[WORK REQUIRED] Copy out the line that contains "The picture is", the line that contains "import pandas as pd", and every line between them, exactly, and nothing else.

[DATA SEGMENT]
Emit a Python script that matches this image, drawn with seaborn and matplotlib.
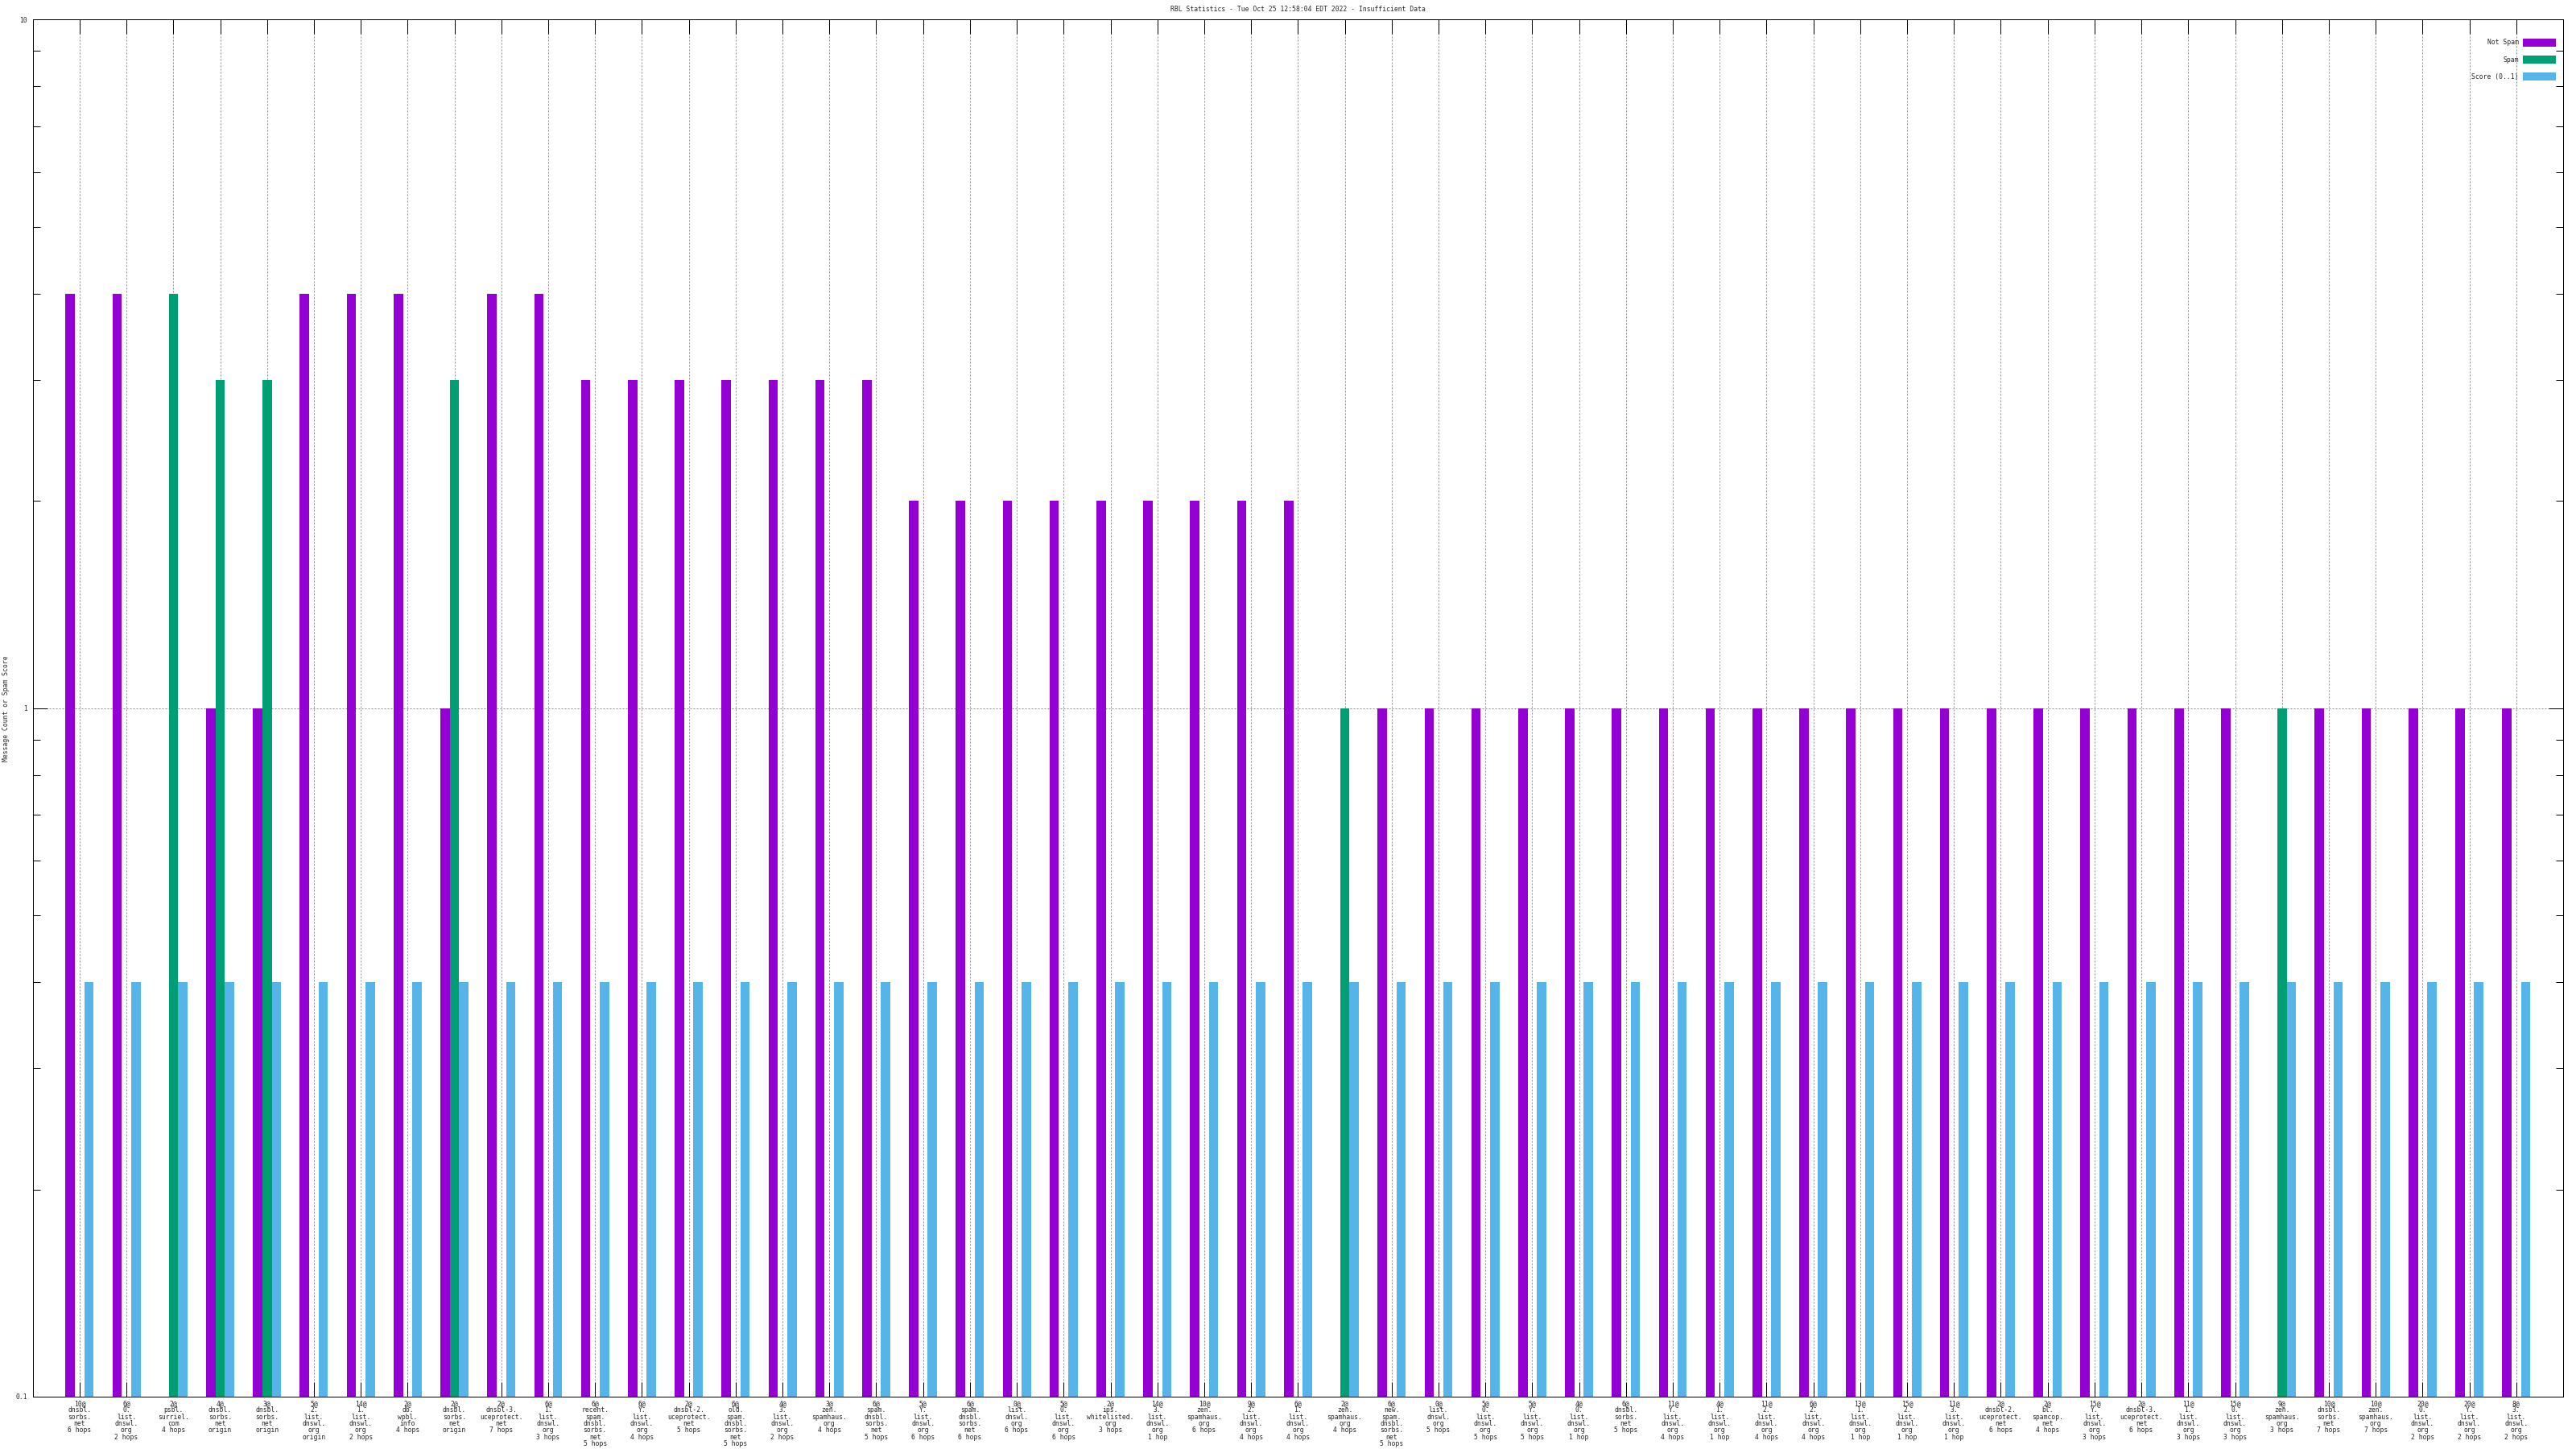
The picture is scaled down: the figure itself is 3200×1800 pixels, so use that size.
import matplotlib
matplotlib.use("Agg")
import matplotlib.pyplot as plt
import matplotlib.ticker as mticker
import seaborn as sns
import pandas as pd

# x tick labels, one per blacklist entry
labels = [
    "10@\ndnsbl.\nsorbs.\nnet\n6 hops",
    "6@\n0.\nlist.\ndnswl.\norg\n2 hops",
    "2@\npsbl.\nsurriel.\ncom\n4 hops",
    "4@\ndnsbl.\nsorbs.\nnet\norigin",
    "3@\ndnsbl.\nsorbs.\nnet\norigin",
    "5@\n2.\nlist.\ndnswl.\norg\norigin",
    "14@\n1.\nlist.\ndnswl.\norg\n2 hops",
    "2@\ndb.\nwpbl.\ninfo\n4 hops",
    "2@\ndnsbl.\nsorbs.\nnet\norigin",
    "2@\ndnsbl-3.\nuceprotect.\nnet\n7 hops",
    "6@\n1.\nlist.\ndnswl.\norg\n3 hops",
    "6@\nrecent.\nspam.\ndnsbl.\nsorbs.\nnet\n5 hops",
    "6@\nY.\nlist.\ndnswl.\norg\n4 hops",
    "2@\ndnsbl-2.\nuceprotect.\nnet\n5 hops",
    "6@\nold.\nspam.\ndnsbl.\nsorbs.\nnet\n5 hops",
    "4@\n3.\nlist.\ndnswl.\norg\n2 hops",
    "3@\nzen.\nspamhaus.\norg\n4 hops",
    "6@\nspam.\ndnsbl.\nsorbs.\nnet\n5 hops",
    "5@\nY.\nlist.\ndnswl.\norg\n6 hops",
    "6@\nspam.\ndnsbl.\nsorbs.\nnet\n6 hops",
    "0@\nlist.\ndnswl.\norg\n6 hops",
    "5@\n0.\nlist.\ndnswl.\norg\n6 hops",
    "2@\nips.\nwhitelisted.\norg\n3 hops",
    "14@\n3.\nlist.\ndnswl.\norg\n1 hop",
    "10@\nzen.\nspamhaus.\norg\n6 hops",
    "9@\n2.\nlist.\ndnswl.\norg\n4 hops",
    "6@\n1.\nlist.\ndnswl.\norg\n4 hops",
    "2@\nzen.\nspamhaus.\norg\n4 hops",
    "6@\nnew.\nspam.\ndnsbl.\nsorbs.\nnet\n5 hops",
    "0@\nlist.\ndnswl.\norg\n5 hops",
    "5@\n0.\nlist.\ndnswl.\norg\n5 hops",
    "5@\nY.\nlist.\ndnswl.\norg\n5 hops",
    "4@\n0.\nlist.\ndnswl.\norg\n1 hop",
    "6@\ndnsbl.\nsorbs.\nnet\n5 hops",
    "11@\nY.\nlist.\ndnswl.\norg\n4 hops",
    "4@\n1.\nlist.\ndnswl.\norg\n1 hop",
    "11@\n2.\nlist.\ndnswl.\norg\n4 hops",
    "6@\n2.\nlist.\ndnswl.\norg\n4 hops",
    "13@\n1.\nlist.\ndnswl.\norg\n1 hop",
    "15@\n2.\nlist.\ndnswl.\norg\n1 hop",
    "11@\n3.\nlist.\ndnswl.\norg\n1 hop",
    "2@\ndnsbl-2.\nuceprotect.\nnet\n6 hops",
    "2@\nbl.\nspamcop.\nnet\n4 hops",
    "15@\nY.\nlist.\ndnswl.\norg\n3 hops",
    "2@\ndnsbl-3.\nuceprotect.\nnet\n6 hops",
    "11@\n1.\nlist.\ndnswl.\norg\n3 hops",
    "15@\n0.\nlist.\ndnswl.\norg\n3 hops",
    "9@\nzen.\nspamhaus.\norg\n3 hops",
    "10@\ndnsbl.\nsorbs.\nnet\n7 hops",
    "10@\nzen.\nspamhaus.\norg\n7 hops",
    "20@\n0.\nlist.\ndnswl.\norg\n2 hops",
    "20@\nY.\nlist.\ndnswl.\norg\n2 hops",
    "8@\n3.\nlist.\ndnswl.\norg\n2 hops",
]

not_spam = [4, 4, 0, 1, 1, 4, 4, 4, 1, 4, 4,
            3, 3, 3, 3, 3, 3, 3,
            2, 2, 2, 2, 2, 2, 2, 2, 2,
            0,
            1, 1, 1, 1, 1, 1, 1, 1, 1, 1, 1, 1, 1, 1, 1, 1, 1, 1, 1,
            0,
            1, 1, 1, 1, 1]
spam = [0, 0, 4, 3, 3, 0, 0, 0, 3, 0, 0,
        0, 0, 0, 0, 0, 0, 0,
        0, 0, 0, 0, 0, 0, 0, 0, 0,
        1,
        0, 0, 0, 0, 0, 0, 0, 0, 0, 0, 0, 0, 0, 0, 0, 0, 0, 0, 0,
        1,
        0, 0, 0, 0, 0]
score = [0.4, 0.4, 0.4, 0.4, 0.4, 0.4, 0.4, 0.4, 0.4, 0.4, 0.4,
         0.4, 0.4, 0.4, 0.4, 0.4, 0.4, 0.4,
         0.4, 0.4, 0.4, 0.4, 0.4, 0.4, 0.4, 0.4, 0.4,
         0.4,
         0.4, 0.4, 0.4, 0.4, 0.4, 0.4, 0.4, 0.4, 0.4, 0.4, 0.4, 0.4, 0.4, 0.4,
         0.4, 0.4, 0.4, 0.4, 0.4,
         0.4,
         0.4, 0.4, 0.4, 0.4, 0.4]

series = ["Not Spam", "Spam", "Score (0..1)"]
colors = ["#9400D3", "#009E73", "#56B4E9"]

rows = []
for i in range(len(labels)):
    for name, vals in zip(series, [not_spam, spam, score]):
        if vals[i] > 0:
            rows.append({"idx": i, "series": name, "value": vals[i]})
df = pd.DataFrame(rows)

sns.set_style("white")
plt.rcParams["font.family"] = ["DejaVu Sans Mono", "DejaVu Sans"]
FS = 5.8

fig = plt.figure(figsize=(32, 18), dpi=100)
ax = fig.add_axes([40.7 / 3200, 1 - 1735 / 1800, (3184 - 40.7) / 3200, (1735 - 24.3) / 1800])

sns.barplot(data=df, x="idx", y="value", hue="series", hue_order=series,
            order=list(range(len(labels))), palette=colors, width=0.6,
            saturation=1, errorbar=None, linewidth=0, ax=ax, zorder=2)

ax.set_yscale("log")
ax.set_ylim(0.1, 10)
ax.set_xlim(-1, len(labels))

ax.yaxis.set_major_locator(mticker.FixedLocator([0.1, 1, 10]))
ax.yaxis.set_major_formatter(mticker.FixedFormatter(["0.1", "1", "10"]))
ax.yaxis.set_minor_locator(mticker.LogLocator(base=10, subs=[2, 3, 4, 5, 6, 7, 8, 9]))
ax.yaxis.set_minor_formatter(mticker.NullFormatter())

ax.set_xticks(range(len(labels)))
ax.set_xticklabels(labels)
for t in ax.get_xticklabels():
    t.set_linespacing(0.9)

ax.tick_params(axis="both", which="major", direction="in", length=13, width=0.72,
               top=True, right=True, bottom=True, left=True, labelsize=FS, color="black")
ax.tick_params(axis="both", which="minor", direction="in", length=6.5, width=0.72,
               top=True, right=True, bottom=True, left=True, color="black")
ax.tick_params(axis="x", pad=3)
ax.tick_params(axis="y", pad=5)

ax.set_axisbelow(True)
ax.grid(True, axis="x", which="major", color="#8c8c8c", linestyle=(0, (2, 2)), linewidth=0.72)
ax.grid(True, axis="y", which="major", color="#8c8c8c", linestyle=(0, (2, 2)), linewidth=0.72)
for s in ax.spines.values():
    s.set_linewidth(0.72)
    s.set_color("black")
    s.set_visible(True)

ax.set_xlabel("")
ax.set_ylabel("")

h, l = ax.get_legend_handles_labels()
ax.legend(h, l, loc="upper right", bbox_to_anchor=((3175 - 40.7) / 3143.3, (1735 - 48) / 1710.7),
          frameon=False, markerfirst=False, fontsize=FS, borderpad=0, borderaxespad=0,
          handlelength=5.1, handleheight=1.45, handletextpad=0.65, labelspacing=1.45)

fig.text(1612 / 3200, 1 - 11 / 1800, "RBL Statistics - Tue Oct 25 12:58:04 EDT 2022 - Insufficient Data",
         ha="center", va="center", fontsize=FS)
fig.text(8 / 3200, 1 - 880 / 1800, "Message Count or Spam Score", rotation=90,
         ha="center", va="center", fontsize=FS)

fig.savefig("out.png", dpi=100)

[COMPLETED TASK]
The picture is scaled down: the figure itself is 3200×1800 pixels, so use that size.
import matplotlib
matplotlib.use("Agg")
import matplotlib.pyplot as plt
import matplotlib.ticker as mticker
import seaborn as sns
import pandas as pd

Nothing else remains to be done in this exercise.